A week on from what can only be described as electoral Armageddon, I still struggle with the scope of Labour’s defeat and with the conflicting emotions it carried with it.
I understand the raw mathematics of it – Labour’s worst performance since 1983. I understand the reasons behind it and, at the back of my mind, I knew that a shellacking of this order was possible, but this hardly makes the realisation of these fears easier.
I can’t honestly claim that Ed Miliband would have made the best Prime Minister, though I believe he is an aggressively decent man – a rare enough commodity in British politics. I can’t claim that many Labour policies were sensible or even coherent and that is before we even get to our somewhat deficient means of promoting them. Having to say, in effect, “we have the wrong leader, the wrong policies and the wrong campaign but could you please vote for us anyway?” is a particularly galling experience. Having to not only defend but promote policies you disagree with is, if anything, even worse. I never in 5 years believed that Labour could win a majority. I was pessimistic that we would even constitute the largest party in a hung parliament. I can claim that a Labour government in some permutation would have been better for the people across the U.K. who are in need of help and better for Wales (parochialism FTW).
As a wimpy centrist in both temperament and policy preferences, I can not take an Owen Jones line on the Tories, but there can be no denying that the next five years will be anything other than very difficult for a significant number of people. You do not have to be (I hope) a left-winger to recognise that the current benefit sanctions regime creates serious gaps in the social safety net or that disability tests have led to very severe hardship for a group of people who have life hard enough as it is. The problem with the Conservatives is not that they are a “party of the rich” – it’s that they are a party of Southern, English, upper middle-class victimhood. They have resolutely protected the 70% of the welfare budget which goes to pensioners – a group which, presumably coincidentally, leans Tory, while hammering the minuscule percentage which goes on means-tested and more targeted support. They have also concentrated local government cuts in the areas least likely to vote for them. From the expansion of new and unaffordable middle-class entitlements to the illogical infatuation with “English Votes for English Laws” – an obsession which demonstrates either a stunning ignorance of how block grants operate or an astounding mendacity – the party is beholden to a virulent and deeply mean-spirited strain of English nationalism. As a resident and national of one of the remaining and much poorer quarters of the country, there is less optimism here than there is toilet paper in Venezuelan supermarkets.
So, as millennial bloggers so often put it, “WTF happened” on Thursday?
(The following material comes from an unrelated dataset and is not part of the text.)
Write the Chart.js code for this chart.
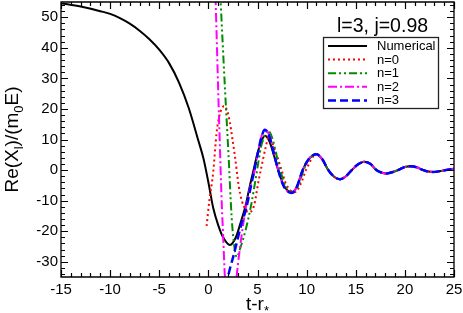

I do not accept the “shy Tory” explanation: that respondents to polls systematically lied about their preferences out of shame. For this level of response bias, we would have expected to see commanding Labour leads across both phone and online polls but we didn’t. The polls, including an unpublished outlier conducted the day before the election are consistent with a massive last-minute swing towards the Conservatives. Ultimately, people could not see Ed Miliband as Prime Minister and Labour’s ground-game in key seats was either inadequate for or incapable of contending with this residual unease within the electorate.
Four problems in particular stand out
1. Left, Left, Left, Left, Left: The factory preset Tory attack is to paint every Labour leader as an aspiration-loathing, high tax-loving modern incarnation of Lenin. This was the thinking behind the disastrous “New Labour, New Danger” campaign against Tony Blair. Rightly or wrongly and often the latter, this label stuck to Ed more so than any leader in a generation and unquestionably hit us in English marginals, both North and South.
2. The image thing: Strongly correlated with the first issue, Ed’s PR difficulties made the soft-left platform – some of which was popular – an even tougher sell and introduced a further layer of scepticism.
3. ID Left: Voter identification was seriously flawed. Too many undecided or even opposite votes were coded as potential or likely Labour ones earlier in the campaign. In the last few weeks, particularly from my own experience campaigning in Cardiff, votes which previous teams had categorised as “definite Labour” were clearly nothing of the sort. 12 hours before the polls opened, I was knocking on doors of UKIP, Plaid, Lib Dem and the Christian Party voters, along with some likely Tories.
4. “Too late”: Apparently the two most tragic words in the English language, nowhere was this more evident than in Labour’s campaigns for Welsh seats. Labour allegedly pulled activists and campaign staff from the key marginal of Cardiff North to campaign in an arguably unwinnable seat in the Vale of Glamorgan. The situation in the Gower – a Labour seat for the previous century – was even starker and can be summarised with one Tweet.
Ultimately, what happened last Thursday was a painful reminder that policies regarded with suspicion by voters combined with even worse messaging as well as organisational complacency when it matters most is simply not a winning combination. We have a long, hard 5 years to come up with one and win again.